Repeat exactly what appears from the opening line of the listing to the line with "0, 0, 0, 0, 0, 0, 0]", inclusive.
[start]
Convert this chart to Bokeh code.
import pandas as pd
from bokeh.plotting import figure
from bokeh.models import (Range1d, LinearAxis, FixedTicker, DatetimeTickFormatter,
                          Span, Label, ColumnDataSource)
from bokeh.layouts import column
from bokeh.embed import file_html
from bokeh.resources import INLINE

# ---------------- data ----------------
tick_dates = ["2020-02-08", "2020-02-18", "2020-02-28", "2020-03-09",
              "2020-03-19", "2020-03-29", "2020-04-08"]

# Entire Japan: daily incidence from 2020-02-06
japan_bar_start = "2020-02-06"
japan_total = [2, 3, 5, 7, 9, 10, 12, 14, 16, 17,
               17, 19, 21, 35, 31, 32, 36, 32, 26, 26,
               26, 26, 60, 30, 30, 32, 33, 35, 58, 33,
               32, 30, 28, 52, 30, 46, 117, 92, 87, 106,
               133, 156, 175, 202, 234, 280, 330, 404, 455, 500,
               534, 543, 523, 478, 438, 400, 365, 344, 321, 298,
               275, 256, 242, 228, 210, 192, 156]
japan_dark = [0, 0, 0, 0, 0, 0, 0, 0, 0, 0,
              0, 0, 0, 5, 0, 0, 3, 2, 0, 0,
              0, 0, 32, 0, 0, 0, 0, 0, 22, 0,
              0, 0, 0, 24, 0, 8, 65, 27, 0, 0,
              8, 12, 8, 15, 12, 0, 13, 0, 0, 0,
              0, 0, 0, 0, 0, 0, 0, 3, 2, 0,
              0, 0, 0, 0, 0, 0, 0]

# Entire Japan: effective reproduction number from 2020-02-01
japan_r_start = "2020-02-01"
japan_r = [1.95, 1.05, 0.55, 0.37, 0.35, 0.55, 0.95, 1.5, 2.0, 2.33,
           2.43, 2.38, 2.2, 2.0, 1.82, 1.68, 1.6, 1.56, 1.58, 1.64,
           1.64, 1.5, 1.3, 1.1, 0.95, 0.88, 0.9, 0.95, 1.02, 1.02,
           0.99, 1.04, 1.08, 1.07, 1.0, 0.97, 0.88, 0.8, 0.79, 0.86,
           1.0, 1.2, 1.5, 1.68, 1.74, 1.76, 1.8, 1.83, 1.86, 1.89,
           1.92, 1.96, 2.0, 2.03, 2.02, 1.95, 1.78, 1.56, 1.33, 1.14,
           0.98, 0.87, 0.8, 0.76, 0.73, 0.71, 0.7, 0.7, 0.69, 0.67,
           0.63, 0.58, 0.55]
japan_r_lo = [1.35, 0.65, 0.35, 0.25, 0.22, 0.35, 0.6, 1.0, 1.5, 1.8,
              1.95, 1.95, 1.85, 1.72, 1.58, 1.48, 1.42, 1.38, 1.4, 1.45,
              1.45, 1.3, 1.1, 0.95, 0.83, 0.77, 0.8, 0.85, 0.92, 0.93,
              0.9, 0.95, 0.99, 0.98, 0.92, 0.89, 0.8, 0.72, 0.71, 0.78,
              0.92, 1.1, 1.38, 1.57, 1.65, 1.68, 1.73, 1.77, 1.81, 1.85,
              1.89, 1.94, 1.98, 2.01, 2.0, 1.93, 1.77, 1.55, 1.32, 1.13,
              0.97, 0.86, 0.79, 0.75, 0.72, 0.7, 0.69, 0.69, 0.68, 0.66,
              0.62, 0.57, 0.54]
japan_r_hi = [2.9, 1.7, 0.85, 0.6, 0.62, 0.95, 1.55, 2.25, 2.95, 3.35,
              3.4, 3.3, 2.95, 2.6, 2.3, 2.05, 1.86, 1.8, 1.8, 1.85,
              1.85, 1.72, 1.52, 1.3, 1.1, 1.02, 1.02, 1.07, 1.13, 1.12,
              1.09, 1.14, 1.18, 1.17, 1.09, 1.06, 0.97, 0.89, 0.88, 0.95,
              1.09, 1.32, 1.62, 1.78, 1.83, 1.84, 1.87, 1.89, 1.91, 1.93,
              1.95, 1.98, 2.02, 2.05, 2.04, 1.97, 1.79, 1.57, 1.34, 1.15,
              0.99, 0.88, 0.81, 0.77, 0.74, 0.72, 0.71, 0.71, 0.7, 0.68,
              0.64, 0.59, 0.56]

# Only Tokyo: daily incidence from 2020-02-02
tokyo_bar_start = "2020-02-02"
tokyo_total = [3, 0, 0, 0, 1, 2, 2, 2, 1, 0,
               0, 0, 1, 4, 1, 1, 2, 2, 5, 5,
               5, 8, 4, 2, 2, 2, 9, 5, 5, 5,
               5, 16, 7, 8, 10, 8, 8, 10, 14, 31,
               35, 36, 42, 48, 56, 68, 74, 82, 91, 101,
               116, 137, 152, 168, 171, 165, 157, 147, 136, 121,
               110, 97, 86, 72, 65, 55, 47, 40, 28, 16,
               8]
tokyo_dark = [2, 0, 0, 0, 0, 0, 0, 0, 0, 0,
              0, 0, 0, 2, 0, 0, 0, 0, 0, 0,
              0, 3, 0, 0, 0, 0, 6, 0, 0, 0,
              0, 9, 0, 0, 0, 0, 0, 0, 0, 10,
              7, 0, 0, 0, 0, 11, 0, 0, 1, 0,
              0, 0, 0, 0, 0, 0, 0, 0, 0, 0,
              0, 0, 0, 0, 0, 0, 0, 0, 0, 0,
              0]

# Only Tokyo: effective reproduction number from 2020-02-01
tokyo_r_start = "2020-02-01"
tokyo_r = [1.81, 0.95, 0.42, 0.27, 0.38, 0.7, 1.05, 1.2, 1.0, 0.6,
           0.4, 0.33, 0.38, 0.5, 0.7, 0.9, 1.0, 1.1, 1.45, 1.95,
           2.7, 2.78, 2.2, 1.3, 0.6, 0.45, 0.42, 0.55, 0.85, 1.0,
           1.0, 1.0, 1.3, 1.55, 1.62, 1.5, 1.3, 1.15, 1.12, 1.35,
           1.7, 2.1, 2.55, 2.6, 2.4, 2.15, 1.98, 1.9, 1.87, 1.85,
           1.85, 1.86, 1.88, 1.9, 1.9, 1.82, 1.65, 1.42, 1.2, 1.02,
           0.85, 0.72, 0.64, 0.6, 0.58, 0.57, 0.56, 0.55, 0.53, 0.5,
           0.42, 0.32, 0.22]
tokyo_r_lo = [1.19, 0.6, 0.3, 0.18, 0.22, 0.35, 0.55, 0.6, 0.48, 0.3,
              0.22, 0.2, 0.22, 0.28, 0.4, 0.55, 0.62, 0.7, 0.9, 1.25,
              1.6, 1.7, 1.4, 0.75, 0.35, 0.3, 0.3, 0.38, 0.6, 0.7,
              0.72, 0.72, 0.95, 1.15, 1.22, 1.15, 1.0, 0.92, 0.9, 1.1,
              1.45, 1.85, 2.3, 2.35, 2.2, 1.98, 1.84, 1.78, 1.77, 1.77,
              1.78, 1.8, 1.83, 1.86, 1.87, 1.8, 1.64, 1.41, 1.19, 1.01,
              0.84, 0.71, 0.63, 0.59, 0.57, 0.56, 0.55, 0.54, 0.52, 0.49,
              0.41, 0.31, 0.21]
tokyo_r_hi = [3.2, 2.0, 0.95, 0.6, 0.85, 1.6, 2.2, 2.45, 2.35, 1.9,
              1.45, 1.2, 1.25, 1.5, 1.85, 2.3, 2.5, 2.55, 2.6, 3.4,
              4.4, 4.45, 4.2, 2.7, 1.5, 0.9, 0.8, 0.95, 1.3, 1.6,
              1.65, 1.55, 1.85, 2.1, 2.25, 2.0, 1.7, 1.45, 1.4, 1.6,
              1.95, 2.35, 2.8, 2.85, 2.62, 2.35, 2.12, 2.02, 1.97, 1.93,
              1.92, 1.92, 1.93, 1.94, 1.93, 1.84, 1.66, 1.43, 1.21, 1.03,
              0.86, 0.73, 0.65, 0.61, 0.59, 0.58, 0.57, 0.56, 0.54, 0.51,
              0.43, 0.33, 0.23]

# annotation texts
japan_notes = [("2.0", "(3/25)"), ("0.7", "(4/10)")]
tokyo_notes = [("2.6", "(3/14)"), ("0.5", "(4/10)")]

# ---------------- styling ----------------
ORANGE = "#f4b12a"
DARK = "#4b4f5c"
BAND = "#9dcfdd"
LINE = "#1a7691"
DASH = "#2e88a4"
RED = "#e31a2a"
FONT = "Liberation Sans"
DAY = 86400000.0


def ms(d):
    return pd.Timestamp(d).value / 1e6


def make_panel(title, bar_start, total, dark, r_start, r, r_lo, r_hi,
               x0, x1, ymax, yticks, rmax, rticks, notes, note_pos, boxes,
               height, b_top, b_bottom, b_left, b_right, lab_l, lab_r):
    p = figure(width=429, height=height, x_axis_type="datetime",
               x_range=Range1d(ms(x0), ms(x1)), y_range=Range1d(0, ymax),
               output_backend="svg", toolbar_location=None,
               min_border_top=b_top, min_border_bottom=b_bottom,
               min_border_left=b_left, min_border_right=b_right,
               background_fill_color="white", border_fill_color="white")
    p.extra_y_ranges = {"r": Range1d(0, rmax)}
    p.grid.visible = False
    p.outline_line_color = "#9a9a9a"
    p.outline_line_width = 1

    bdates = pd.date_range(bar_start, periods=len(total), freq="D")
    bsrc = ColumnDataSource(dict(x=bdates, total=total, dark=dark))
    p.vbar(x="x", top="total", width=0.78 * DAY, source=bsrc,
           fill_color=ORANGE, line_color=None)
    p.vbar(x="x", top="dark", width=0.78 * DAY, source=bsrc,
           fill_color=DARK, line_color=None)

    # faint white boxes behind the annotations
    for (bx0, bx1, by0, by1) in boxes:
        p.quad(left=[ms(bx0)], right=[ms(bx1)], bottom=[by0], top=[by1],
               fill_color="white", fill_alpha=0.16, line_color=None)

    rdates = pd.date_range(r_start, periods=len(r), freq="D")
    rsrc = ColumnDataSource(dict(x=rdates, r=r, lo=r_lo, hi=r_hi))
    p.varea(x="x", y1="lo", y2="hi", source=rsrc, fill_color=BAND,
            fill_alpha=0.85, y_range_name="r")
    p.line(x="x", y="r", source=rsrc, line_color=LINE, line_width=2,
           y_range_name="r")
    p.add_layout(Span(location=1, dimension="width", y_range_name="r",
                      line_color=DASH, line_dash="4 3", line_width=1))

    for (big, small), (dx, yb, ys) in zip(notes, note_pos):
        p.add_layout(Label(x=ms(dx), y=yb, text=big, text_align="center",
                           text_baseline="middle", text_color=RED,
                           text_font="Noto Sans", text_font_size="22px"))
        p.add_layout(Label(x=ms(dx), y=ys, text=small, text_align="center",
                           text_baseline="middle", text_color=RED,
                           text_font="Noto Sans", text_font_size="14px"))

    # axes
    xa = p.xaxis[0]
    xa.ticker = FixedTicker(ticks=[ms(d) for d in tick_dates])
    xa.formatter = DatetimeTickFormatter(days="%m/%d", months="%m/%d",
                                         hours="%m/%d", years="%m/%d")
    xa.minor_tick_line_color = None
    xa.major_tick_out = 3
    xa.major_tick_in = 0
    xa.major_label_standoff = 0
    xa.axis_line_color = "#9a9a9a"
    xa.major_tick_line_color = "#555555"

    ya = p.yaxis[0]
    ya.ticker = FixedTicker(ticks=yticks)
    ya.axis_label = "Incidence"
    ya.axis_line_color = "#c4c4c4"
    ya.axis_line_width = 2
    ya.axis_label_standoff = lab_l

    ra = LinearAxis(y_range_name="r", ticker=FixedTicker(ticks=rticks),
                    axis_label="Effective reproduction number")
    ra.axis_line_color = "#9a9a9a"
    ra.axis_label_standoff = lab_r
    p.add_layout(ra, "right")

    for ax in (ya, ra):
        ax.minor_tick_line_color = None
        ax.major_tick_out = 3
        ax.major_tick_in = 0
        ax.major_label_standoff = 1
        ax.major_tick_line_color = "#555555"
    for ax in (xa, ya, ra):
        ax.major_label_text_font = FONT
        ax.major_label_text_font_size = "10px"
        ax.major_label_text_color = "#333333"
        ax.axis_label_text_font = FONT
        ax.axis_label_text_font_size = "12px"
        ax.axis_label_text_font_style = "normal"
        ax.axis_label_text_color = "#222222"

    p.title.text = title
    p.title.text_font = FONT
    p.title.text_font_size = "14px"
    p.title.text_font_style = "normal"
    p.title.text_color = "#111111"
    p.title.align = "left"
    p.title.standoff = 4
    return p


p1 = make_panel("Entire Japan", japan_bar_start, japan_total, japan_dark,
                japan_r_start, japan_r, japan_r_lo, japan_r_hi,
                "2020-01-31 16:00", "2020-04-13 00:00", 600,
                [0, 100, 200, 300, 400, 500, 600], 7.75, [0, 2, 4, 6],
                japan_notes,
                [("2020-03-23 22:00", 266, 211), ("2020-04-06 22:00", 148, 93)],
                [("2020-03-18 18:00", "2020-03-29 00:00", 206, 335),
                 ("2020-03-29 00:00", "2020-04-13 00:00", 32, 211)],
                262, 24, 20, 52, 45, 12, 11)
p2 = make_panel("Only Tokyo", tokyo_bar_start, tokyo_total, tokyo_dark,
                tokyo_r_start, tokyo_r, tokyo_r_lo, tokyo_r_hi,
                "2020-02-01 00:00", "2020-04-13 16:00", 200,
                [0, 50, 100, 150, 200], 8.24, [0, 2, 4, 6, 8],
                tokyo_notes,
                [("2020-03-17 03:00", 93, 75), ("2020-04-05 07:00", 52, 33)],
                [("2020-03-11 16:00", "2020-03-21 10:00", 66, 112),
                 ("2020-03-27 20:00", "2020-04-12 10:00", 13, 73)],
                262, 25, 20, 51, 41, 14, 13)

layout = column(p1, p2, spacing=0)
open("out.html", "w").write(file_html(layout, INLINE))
[end]
SOLUTION TO THE EXERCISE ::
Convert this chart to Bokeh code.
import pandas as pd
from bokeh.plotting import figure
from bokeh.models import (Range1d, LinearAxis, FixedTicker, DatetimeTickFormatter,
                          Span, Label, ColumnDataSource)
from bokeh.layouts import column
from bokeh.embed import file_html
from bokeh.resources import INLINE

# ---------------- data ----------------
tick_dates = ["2020-02-08", "2020-02-18", "2020-02-28", "2020-03-09",
              "2020-03-19", "2020-03-29", "2020-04-08"]

# Entire Japan: daily incidence from 2020-02-06
japan_bar_start = "2020-02-06"
japan_total = [2, 3, 5, 7, 9, 10, 12, 14, 16, 17,
               17, 19, 21, 35, 31, 32, 36, 32, 26, 26,
               26, 26, 60, 30, 30, 32, 33, 35, 58, 33,
               32, 30, 28, 52, 30, 46, 117, 92, 87, 106,
               133, 156, 175, 202, 234, 280, 330, 404, 455, 500,
               534, 543, 523, 478, 438, 400, 365, 344, 321, 298,
               275, 256, 242, 228, 210, 192, 156]
japan_dark = [0, 0, 0, 0, 0, 0, 0, 0, 0, 0,
              0, 0, 0, 5, 0, 0, 3, 2, 0, 0,
              0, 0, 32, 0, 0, 0, 0, 0, 22, 0,
              0, 0, 0, 24, 0, 8, 65, 27, 0, 0,
              8, 12, 8, 15, 12, 0, 13, 0, 0, 0,
              0, 0, 0, 0, 0, 0, 0, 3, 2, 0,
              0, 0, 0, 0, 0, 0, 0]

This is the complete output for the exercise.